Leave out every picture, and retype exactly the lines from the line with "Clone this chart" through the line with "0.77, 0.79, 0.8];", both ends included.

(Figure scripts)
--*--
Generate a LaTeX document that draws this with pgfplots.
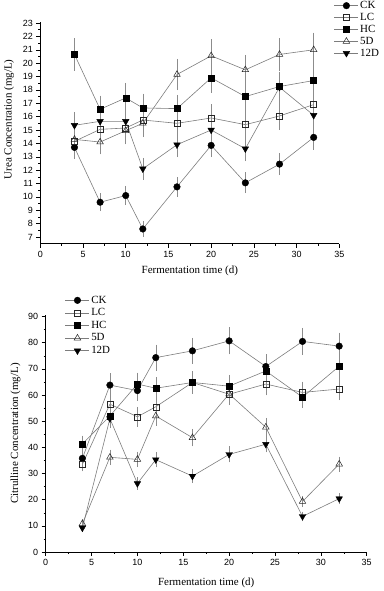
\documentclass[border=0pt]{standalone}
\usepackage{pgfplots}
\pgfplotsset{compat=1.18}
\usepackage{fontspec}
\setmainfont{Liberation Serif}
\newfontfamily\arial{Liberation Sans}
\definecolor{ln}{RGB}{125,125,125}
\definecolor{eb}{RGB}{140,140,140}
\pgfplotsset{
  orig/.style={
    scale only axis,
    axis x line*=bottom, axis y line*=left,
    axis line style={-, line width=0.6bp, black},
    tick align=outside,
    major tick length=4bp, minor tick length=2bp,
    tick style={line width=0.5bp, black},
    xmin=0, xmax=35, xtick={0,5,...,35}, minor x tick num=1,
    ticklabel style={font=\arial\fontsize{9}{10}\selectfont},
    /pgf/number format/assume math mode=true,
    label style={font=\fontsize{11}{12}\selectfont},
    every axis plot/.append style={color=ln, line width=0.6bp},
    error bars/y dir=both, error bars/y explicit,
    error bars/error bar style={color=eb, line width=0.5bp},
    error bars/error mark options={color=eb, mark size=3bp, line width=0.5bp},
    legend image code/.code={\draw[mark repeat=2,mark phase=2,#1] plot coordinates {(0bp,0bp) (12bp,0bp) (24bp,0bp)};},
    legend cell align=left,
  },
  sCK/.style={mark=*, mark size=3.3bp, mark options={draw=black, fill=black, line width=0.4bp}},
  sLC/.style={mark=square, mark size=3bp, mark options={draw=black!85, fill=white, line width=0.5bp}},
  sHC/.style={mark=square*, mark size=3bp, mark options={draw=black, fill=black, line width=0.4bp}},
  s5D/.style={mark=triangle, mark size=3.8bp, mark options={draw=black!85, fill=white, line width=0.5bp}},
  s12D/.style={mark=triangle*, mark size=3.8bp, mark options={draw=black, fill=black, rotate=180, line width=0.4bp}},
}
\begin{document}
\begin{tikzpicture}[x=1bp,y=1bp]
\path[use as bounding box] (0,0) rectangle (383,591);
% ---------- Urea ----------
\begin{axis}[orig,
  at={(40.3bp,347.3bp)}, anchor=south west,
  width=299bp, height=222bp,
  ymin=6.5, ymax=23.1, ytick={7,8,...,23}, minor y tick num=1,
  xlabel={Fermentation time (d)},
  ylabel={Urea Concentration (mg/L)},
  xlabel style={at={(axis description cs:0.5,0)}, anchor=center, yshift=-27bp},
  ylabel style={at={(axis description cs:-0.105,0.56)}, anchor=center},
  legend style={draw=none, fill=none, at={(axis description cs:0.982,1.098)}, anchor=north west,
    font=\fontsize{11}{12}\selectfont, row sep=0.8bp, inner sep=0pt,
    nodes={inner xsep=1.5bp, inner ysep=0.3bp, text height=8bp, text depth=2.5bp}},
]
\addplot[sCK] coordinates {(4,13.7)+-(0,0.65) (7,9.6)+-(0,0.45) (10,10.1)+-(0,0.5) (12,7.6)+-(0,0.35) (16,10.75)+-(0,0.5) (20,13.85)+-(0,0.65) (24,11.05)+-(0,0.55) (28,12.45)+-(0,0.6) (32,14.45)+-(0,0.7)};
\addlegendentry{CK}
\addplot[sLC] coordinates {(4,14.15)+-(0,0.7) (7,15.05)+-(0,0.7) (10,15.15)+-(0,0.8) (12,15.75)+-(0,0.45) (16,15.5)+-(0,0.85) (20,15.9)+-(0,0.8) (24,15.4)+-(0,0.75) (28,16.05)+-(0,0.8) (32,16.9)+-(0,0.85)};
\addlegendentry{LC}
\addplot[sHC] coordinates {(4,20.65)+-(0,1.0) (7,16.55)+-(0,0.8) (10,17.4)+-(0,0.9) (12,16.65)+-(0,0.85) (16,16.6)+-(0,0.8) (20,18.9)+-(0,0.9) (24,17.5)+-(0,0.9) (28,18.25)+-(0,0.9) (32,18.7)+-(0,0.9)};
\addlegendentry{HC}
\addplot[s5D] coordinates {(4,14.3)+-(0,0.55) (7,14.1)+-(0,0.7) (10,14.95)+-(0,0.8) (12,15.5)+-(0,0.8) (16,19.15)+-(0,0.95) (20,20.55)+-(0,1.0) (24,19.5)+-(0,0.9) (28,20.65)+-(0,1.0) (32,21.0)+-(0,1.05)};
\addlegendentry{5D}
\addplot[s12D] coordinates {(4,15.35)+-(0,0.75) (7,15.65)+-(0,0.7) (10,15.65)+-(0,0.8) (12,12.1)+-(0,0.6) (16,13.9)+-(0,0.7) (20,15.0)+-(0,0.75) (24,13.6)+-(0,0.7) (28,18.2)+-(0,0.9) (32,16.1)+-(0,0.8)};
\addlegendentry{12D}
\end{axis}
% ---------- Citrulline ----------
\begin{axis}[orig,
  at={(45.7bp,39bp)}, anchor=south west,
  width=321bp, height=237bp,
  ymin=0, ymax=90.6, ytick={0,10,...,90}, minor y tick num=1,
  xlabel={Fermentation time (d)},
  ylabel={Citrulline Concentration (mg/L)},
  xlabel style={at={(axis description cs:0.5,0)}, anchor=center, yshift=-31bp},
  ylabel style={at={(axis description cs:-0.094,0.5)}, anchor=center},
  legend style={draw=none, fill=none, at={(axis description cs:0.06,1.086)}, anchor=north west,
    font=\fontsize{11}{12}\selectfont, row sep=1.5bp, inner sep=0pt,
    nodes={inner xsep=1.5bp, inner ysep=0.3bp, text height=8bp, text depth=2.5bp}},
]
\addplot[sCK] coordinates {(4,35.8)+-(0,2.0) (7,63.8)+-(0,3.3) (10,61.7)+-(0,2.7) (12,74.3)+-(0,3.8) (16,76.9)+-(0,3.8) (20,80.7)+-(0,4.0) (24,70.9)+-(0,3.5) (28,80.5)+-(0,4.0) (32,78.7)+-(0,4.0)};
\addlegendentry{CK}
\addplot[sLC] coordinates {(4,33.5)+-(0,1.5) (7,56.5)+-(0,2.8) (10,51.7)+-(0,2.6) (12,55.5)+-(0,2.8) (16,64.8)+-(0,3.2) (20,60.3)+-(0,3.0) (24,64.2)+-(0,3.2) (28,61.0)+-(0,3.0) (32,62.3)+-(0,3.1)};
\addlegendentry{LC}
\addplot[sHC] coordinates {(4,41.3)+-(0,2.0) (7,52.0)+-(0,2.6) (10,64.2)+-(0,3.2) (12,62.6)+-(0,3.1) (16,64.8)+-(0,3.2) (20,63.4)+-(0,3.2) (24,69.2)+-(0,3.4) (28,59.2)+-(0,3.0) (32,71.0)+-(0,3.5)};
\addlegendentry{HC}
\addplot[s5D] coordinates {(4,10.8)+-(0,0.6) (7,36.2)+-(0,1.8) (10,35.4)+-(0,1.8) (12,52.0)+-(0,2.6) (16,43.7)+-(0,2.2) (20,60.4)+-(0,3.0) (24,47.7)+-(0,2.4) (28,19.3)+-(0,1.0) (32,33.6)+-(0,1.7)};
\addlegendentry{5D}
\addplot[s12D] coordinates {(4,9.2)+-(0,0.5) (7,51.0)+-(0,2.5) (10,26.2)+-(0,1.3) (12,35.3)+-(0,1.8) (16,29.0)+-(0,1.5) (20,37.3)+-(0,1.9) (24,41.2)+-(0,2.0) (28,13.6)+-(0,0.7) (32,20.4)+-(0,1.0)};
\addlegendentry{12D}
\end{axis}
\end{tikzpicture}
\end{document}
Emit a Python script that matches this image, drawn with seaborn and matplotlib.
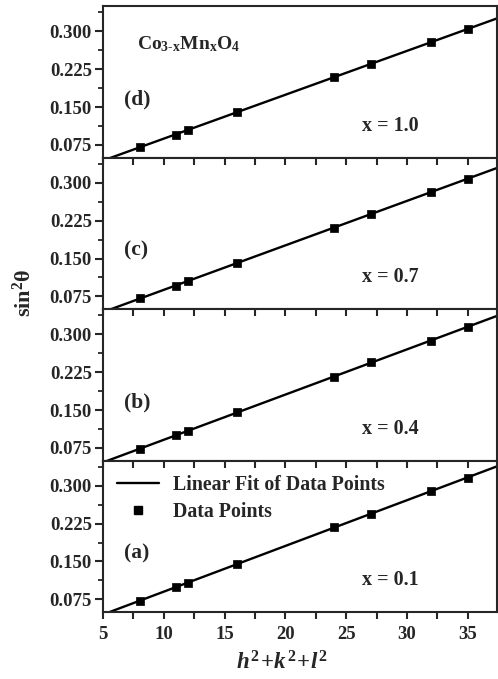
import numpy as np
import pandas as pd
import matplotlib
matplotlib.use("Agg")
import matplotlib.pyplot as plt
import seaborn as sns
from matplotlib.ticker import MultipleLocator, FormatStrFormatter
from matplotlib.lines import Line2D

# ---- data ----
hkl_sum = [8, 11, 12, 16, 24, 27, 32, 35]
sin2_a = [0.0719, 0.0991, 0.1082, 0.1454, 0.2176, 0.2443, 0.2896, 0.3162]   # x = 0.1
sin2_b = [0.0733, 0.0997, 0.1083, 0.1458, 0.2164, 0.2442, 0.2872, 0.3150]   # x = 0.4
sin2_c = [0.0713, 0.0963, 0.1057, 0.1409, 0.2104, 0.2383, 0.2820, 0.3085]   # x = 0.7
sin2_d = [0.0702, 0.0957, 0.1052, 0.1400, 0.2097, 0.2350, 0.2790, 0.3045]   # x = 1.0
panel_tags = ["(d)", "(c)", "(b)", "(a)"]
compositions = ["x = 1.0", "x = 0.7", "x = 0.4", "x = 0.1"]
series = [sin2_d, sin2_c, sin2_b, sin2_a]
x_range = [5, 37.4]

sns.set_style("ticks")
plt.rcParams["font.family"] = ["Liberation Serif", "DejaVu Serif"]
plt.rcParams["font.weight"] = "bold"
plt.rcParams["mathtext.fontset"] = "custom"
plt.rcParams["mathtext.rm"] = "Liberation Serif:bold"
plt.rcParams["mathtext.bf"] = "Liberation Serif:bold"
plt.rcParams["mathtext.it"] = "Liberation Serif:italic:bold"
plt.rcParams["mathtext.bfit"] = "Liberation Serif:italic:bold"

fig = plt.figure(figsize=(4.98, 6.79), dpi=100)
left, right, top, bottom = 0.207, 0.998, 0.991, 0.0987
h = (top - bottom) / 4
axes = []
for i in range(4):
    ax = fig.add_axes([left, top - (i + 1) * h, right - left, h])
    axes.append(ax)

for i, (ax, vals) in enumerate(zip(axes, series)):
    df = pd.DataFrame({"n": hkl_sum, "s": vals})
    k, b = np.polyfit(df["n"], df["s"], 1)
    fit = pd.DataFrame({"n": x_range, "s": [k * x_range[0] + b, k * x_range[1] + b]})
    sns.lineplot(data=fit, x="n", y="s", ax=ax, color="black", lw=1.7)
    sns.scatterplot(data=df, x="n", y="s", ax=ax, marker="s", s=36, color="black",
                    edgecolor="black", linewidth=0.5, zorder=5)
    ax.set_xlim(5, 37.4)
    ax.set_ylim(0.05, 0.35)
    ax.set_xlabel("")
    ax.set_ylabel("")
    ax.yaxis.set_major_locator(MultipleLocator(0.075))
    ax.yaxis.set_minor_locator(MultipleLocator(0.0375))
    ax.yaxis.set_major_formatter(FormatStrFormatter("%.3f"))
    ax.xaxis.set_major_locator(MultipleLocator(5))
    ax.xaxis.set_minor_locator(MultipleLocator(2.5))
    for sp in ax.spines.values():
        sp.set_linewidth(1.5)
        sp.set_visible(True)
    ax.tick_params(axis="y", which="major", direction="out", length=6, width=1.5,
                   labelsize=13.5, pad=2)
    ax.tick_params(axis="y", which="minor", direction="out", length=3.5, width=1.3)
    if i == 0:
        ax.tick_params(axis="x", which="both", bottom=False, top=False, labelbottom=False)
    elif i < 3:
        ax.tick_params(axis="x", which="both", bottom=False, top=True, direction="in",
                       labelbottom=False, length=5, width=1.5)
    else:
        ax.tick_params(axis="x", which="both", bottom=True, top=False, direction="out",
                       labelbottom=True, length=5, width=1.5, labelsize=13.5, pad=5)
        secax = ax.secondary_xaxis("top")
        secax.xaxis.set_major_locator(MultipleLocator(5))
        secax.xaxis.set_minor_locator(MultipleLocator(2.5))
        secax.tick_params(axis="x", which="both", direction="in", length=5, width=1.5,
                          labeltop=False)
        secax.spines["top"].set_visible(False)
    for lab in ax.get_xticklabels() + ax.get_yticklabels():
        lab.set_fontweight("bold")
    ax.text(0.052, 0.385, panel_tags[i], transform=ax.transAxes, fontsize=15.5,
            fontweight="bold", va="center", ha="left")
    ax.text(0.73, 0.21, compositions[i], transform=ax.transAxes, fontsize=14.5,
            fontweight="bold", va="center", ha="center")

axes[0].text(0.086, 0.75, r"$\mathbf{Co_{3\text{-}x}Mn_{x}O_{4}}$", transform=axes[0].transAxes,
             fontsize=14, va="center", ha="left")

handles = [Line2D([], [], color="black", lw=1.7),
           Line2D([], [], color="black", marker="s", ls="none", markersize=6)]
axes[3].legend(handles, ["Linear Fit of Data Points", "Data Points"], loc="upper left",
               bbox_to_anchor=(-0.005, 1.01), frameon=False, handlelength=2.1,
               handletextpad=0.7, borderaxespad=0.4, labelspacing=0.35,
               prop={"family": "Liberation Serif", "weight": "bold", "size": 14.3})

axes[3].set_xlabel(r"$\mathbfit{h}^{\,2}\!+\!\mathbfit{k}^{\,2}\!+\!\mathbfit{l}^{\,2}$",
                   fontsize=16.5, labelpad=2)
axes[3].xaxis.set_label_coords(0.455, -0.26)
fig.text(0.048, 1 - 293 / 679, r"$\mathrm{sin}^{2}\mathrm{\theta}$", rotation=90, fontsize=16,
         va="center", ha="center")

fig.savefig("out.png", dpi=100)
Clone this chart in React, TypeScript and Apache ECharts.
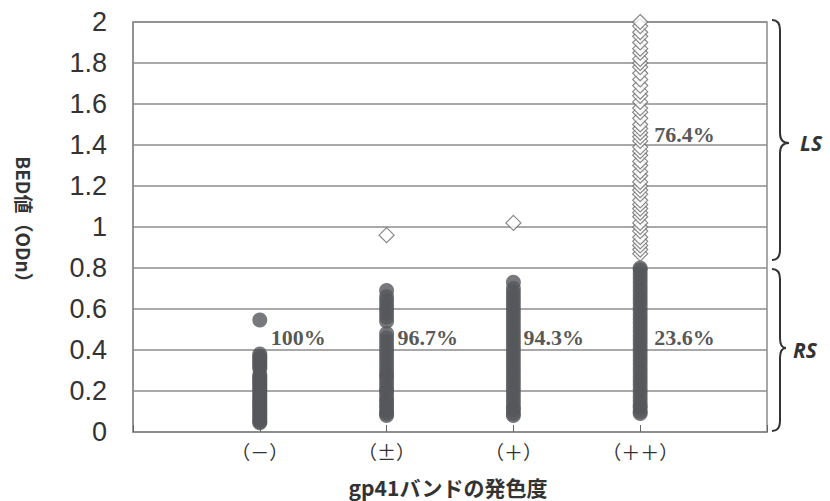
import React, { useEffect, useRef } from "react";
import * as echarts from "echarts";

// Category tick labels on the x value axis (positions 0..5)
const xTickLabels = ["", "（－）", "（±）", "（＋）", "（＋＋）", ""];
const yTicks = [0, 0.2, 0.4, 0.6, 0.8, 1, 1.2, 1.4, 1.6, 1.8, 2];
const xTitle = "gp41バンドの発色度";
const yTitle = "BED値（ODn）";

// Filled (RS) points per category
const filledMinus = [0.045, 0.05, 0.06, 0.07, 0.08, 0.09, 0.1, 0.11, 0.12, 0.13, 0.14, 0.15, 0.16, 0.17, 0.18, 0.19, 0.2, 0.21, 0.22, 0.23, 0.24, 0.25, 0.26, 0.27, 0.28, 0.31, 0.32, 0.33, 0.34, 0.35, 0.36, 0.37, 0.38, 0.546];
const filledPm = [0.08, 0.09, 0.1, 0.12, 0.13, 0.15, 0.16, 0.18, 0.2, 0.21, 0.23, 0.25, 0.27, 0.28, 0.3, 0.32, 0.34, 0.36, 0.38, 0.4, 0.42, 0.44, 0.46, 0.48, 0.54, 0.56, 0.58, 0.6, 0.62, 0.64, 0.66, 0.69];
const filledPlus = [0.08, 0.09, 0.11, 0.12, 0.14, 0.16, 0.18, 0.2, 0.22, 0.24, 0.26, 0.28, 0.3, 0.32, 0.34, 0.36, 0.38, 0.4, 0.42, 0.44, 0.46, 0.48, 0.5, 0.52, 0.54, 0.56, 0.58, 0.6, 0.62, 0.64, 0.66, 0.68, 0.7, 0.73];
const filledPP = [0.09, 0.1, 0.12, 0.13, 0.15, 0.17, 0.19, 0.21, 0.23, 0.25, 0.27, 0.29, 0.31, 0.33, 0.35, 0.37, 0.39, 0.41, 0.43, 0.45, 0.47, 0.49, 0.51, 0.53, 0.55, 0.57, 0.59, 0.61, 0.63, 0.65, 0.67, 0.69, 0.71, 0.73, 0.75, 0.77, 0.79, 0.8];

// Open diamond (LS) points per category
const openMinus: number[] = [];
const openPm = [0.96];
const openPlus = [1.02];
const openPP = [0.87, 0.89, 0.91, 0.93, 0.95, 0.98, 1.0, 1.02, 1.05, 1.07, 1.09, 1.11, 1.13, 1.16, 1.18, 1.2, 1.22, 1.25, 1.27, 1.3, 1.32, 1.35, 1.37, 1.39, 1.42, 1.44, 1.46, 1.48, 1.5, 1.53, 1.56, 1.58, 1.61, 1.64, 1.66, 1.69, 1.72, 1.75, 1.78, 1.8, 1.82, 1.85, 1.87, 1.9, 1.93, 1.95, 1.98, 2.0];

// Percentage labels
const pctX = [1, 2, 3, 4, 4];
const pctY = [0.46, 0.46, 0.46, 0.46, 1.45];
const pctText = ["100%", "96.7%", "94.3%", "23.6%", "76.4%"];
const pctDist = [11, 11, 10, 14, 14];

const braceLS = "M772 20 Q780 20 780 30 L780 133 Q780 143 789 143 Q780 143 780 153 L780 250 Q780 260 772 260";
const braceRS = "M772 269 Q780 269 780 279 L780 338 Q780 348 786 348 Q780 348 780 358 L780 421 Q780 431 772 431";
echarts.graphic.registerShape("braceLS", echarts.graphic.extendPath(braceLS, {}));
echarts.graphic.registerShape("braceRS", echarts.graphic.extendPath(braceRS, {}));

const filledGroups = [filledMinus, filledPm, filledPlus, filledPP];
const openGroups = [openMinus, openPm, openPlus, openPP];

export default function App() {
  const ref = useRef<HTMLDivElement>(null);
  useEffect(() => {
    if (!ref.current) return;
    const chart = echarts.init(ref.current, undefined, { renderer: "svg" });
    const filledData: number[][] = [];
    filledGroups.forEach((g, i) => g.forEach((v) => filledData.push([i + 1, v])));
    const openData: number[][] = [];
    openGroups.forEach((g, i) => g.forEach((v) => openData.push([i + 1, v])));
    const labelData = pctText.map((t, i) => ({
      value: [pctX[i], pctY[i]],
      label: { formatter: t, distance: pctDist[i] },
    }));
    const gridColor = "#8c8c8c";
    chart.setOption({
      animation: false,
      grid: { left: 133, right: 63, top: 22, bottom: 69, show: true, borderColor: gridColor, borderWidth: 1.5, backgroundColor: "transparent" },
      xAxis: {
        type: "value",
        min: 0,
        max: 5,
        interval: 1,
        axisLine: { lineStyle: { color: gridColor, width: 1.5 } },
        axisTick: { show: true, inside: true, length: 7, lineStyle: { color: "#666", width: 1 } },
        splitLine: { show: false },
        axisLabel: {
          formatter: (v: number) => xTickLabels[Math.round(v)] ?? "",
          fontFamily: "Noto Sans CJK JP",
          fontSize: 19,
          color: "#333",
          margin: 10,
        },
      },
      yAxis: {
        type: "value",
        min: yTicks[0],
        max: yTicks[yTicks.length - 1],
        interval: 0.2,
        axisLine: { show: true, lineStyle: { color: gridColor, width: 1.5 } },
        axisTick: { show: false },
        splitLine: { lineStyle: { color: gridColor, width: 1.5 } },
        axisLabel: {
          formatter: (v: number) => String(+v.toFixed(1)),
          fontFamily: "Liberation Sans",
          fontSize: 27,
          color: "#333",
          margin: 26,
        },
      },
      series: [
        {
          type: "scatter",
          name: "RS",
          data: filledData,
          symbol: "circle",
          symbolSize: 15,
          itemStyle: { color: "#55575b" },
          z: 3,
        },
        {
          type: "scatter",
          name: "LS",
          data: openData,
          symbol: "diamond",
          symbolSize: 15,
          itemStyle: { color: "#ffffff", borderColor: "#6a6a6a", borderWidth: 1.2 },
          z: 4,
        },
        {
          type: "scatter",
          name: "pct",
          data: labelData,
          symbol: "circle",
          symbolSize: 0,
          itemStyle: { color: "transparent" },
          label: {
            show: true,
            position: "right",
            fontFamily: "Liberation Serif",
            fontWeight: "bold",
            fontSize: 22,
            color: "#2a2a2a",
          },
          z: 5,
        },
      ],
      graphic: [
        { type: "braceLS", x: 0, y: 0, style: { fill: "none", stroke: "#333", lineWidth: 2 } },
        { type: "braceRS", x: 0, y: 0, style: { fill: "none", stroke: "#333", lineWidth: 2 } },
        {
          type: "text",
          x: 800,
          y: 143,
          style: { text: "LS", fontFamily: "Open Sans", fontSize: 21, fontWeight: "bold", fontStyle: "italic", fill: "#333", verticalAlign: "middle" },
        },
        {
          type: "text",
          x: 793,
          y: 350,
          style: { text: "RS", fontFamily: "Open Sans", fontSize: 21, fontWeight: "bold", fontStyle: "italic", fill: "#333", verticalAlign: "middle" },
        },
        {
          type: "text",
          x: 24,
          y: 224,
          rotation: -Math.PI / 2,
          style: { text: yTitle, fontFamily: "Noto Sans CJK JP", fontSize: 19, fontWeight: "bold", fill: "#333", align: "center", verticalAlign: "middle" },
        },
        {
          type: "text",
          x: 448,
          y: 487,
          style: { text: xTitle, fontFamily: "Noto Sans CJK JP", fontSize: 21, fontWeight: "bold", fill: "#333", align: "center", verticalAlign: "middle" },
        },
      ],
    });
    return () => chart.dispose();
  }, []);
  return <div ref={ref} style={{ width: 830, height: 501, position: "absolute", left: 0, top: 0 }} />;
}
--*--
Solution:
Clone this chart in React, TypeScript and Apache ECharts.
import React, { useEffect, useRef } from "react";
import * as echarts from "echarts";

// Category tick labels on the x value axis (positions 0..5)
const xTickLabels = ["", "（－）", "（±）", "（＋）", "（＋＋）", ""];
const yTicks = [0, 0.2, 0.4, 0.6, 0.8, 1, 1.2, 1.4, 1.6, 1.8, 2];
const xTitle = "gp41バンドの発色度";
const yTitle = "BED値（ODn）";

// Filled (RS) points per category
const filledMinus = [0.045, 0.05, 0.06, 0.07, 0.08, 0.09, 0.1, 0.11, 0.12, 0.13, 0.14, 0.15, 0.16, 0.17, 0.18, 0.19, 0.2, 0.21, 0.22, 0.23, 0.24, 0.25, 0.26, 0.27, 0.28, 0.31, 0.32, 0.33, 0.34, 0.35, 0.36, 0.37, 0.38, 0.546];
const filledPm = [0.08, 0.09, 0.1, 0.12, 0.13, 0.15, 0.16, 0.18, 0.2, 0.21, 0.23, 0.25, 0.27, 0.28, 0.3, 0.32, 0.34, 0.36, 0.38, 0.4, 0.42, 0.44, 0.46, 0.48, 0.54, 0.56, 0.58, 0.6, 0.62, 0.64, 0.66, 0.69];
const filledPlus = [0.08, 0.09, 0.11, 0.12, 0.14, 0.16, 0.18, 0.2, 0.22, 0.24, 0.26, 0.28, 0.3, 0.32, 0.34, 0.36, 0.38, 0.4, 0.42, 0.44, 0.46, 0.48, 0.5, 0.52, 0.54, 0.56, 0.58, 0.6, 0.62, 0.64, 0.66, 0.68, 0.7, 0.73];
const filledPP = [0.09, 0.1, 0.12, 0.13, 0.15, 0.17, 0.19, 0.21, 0.23, 0.25, 0.27, 0.29, 0.31, 0.33, 0.35, 0.37, 0.39, 0.41, 0.43, 0.45, 0.47, 0.49, 0.51, 0.53, 0.55, 0.57, 0.59, 0.61, 0.63, 0.65, 0.67, 0.69, 0.71, 0.73, 0.75, 0.77, 0.79, 0.8];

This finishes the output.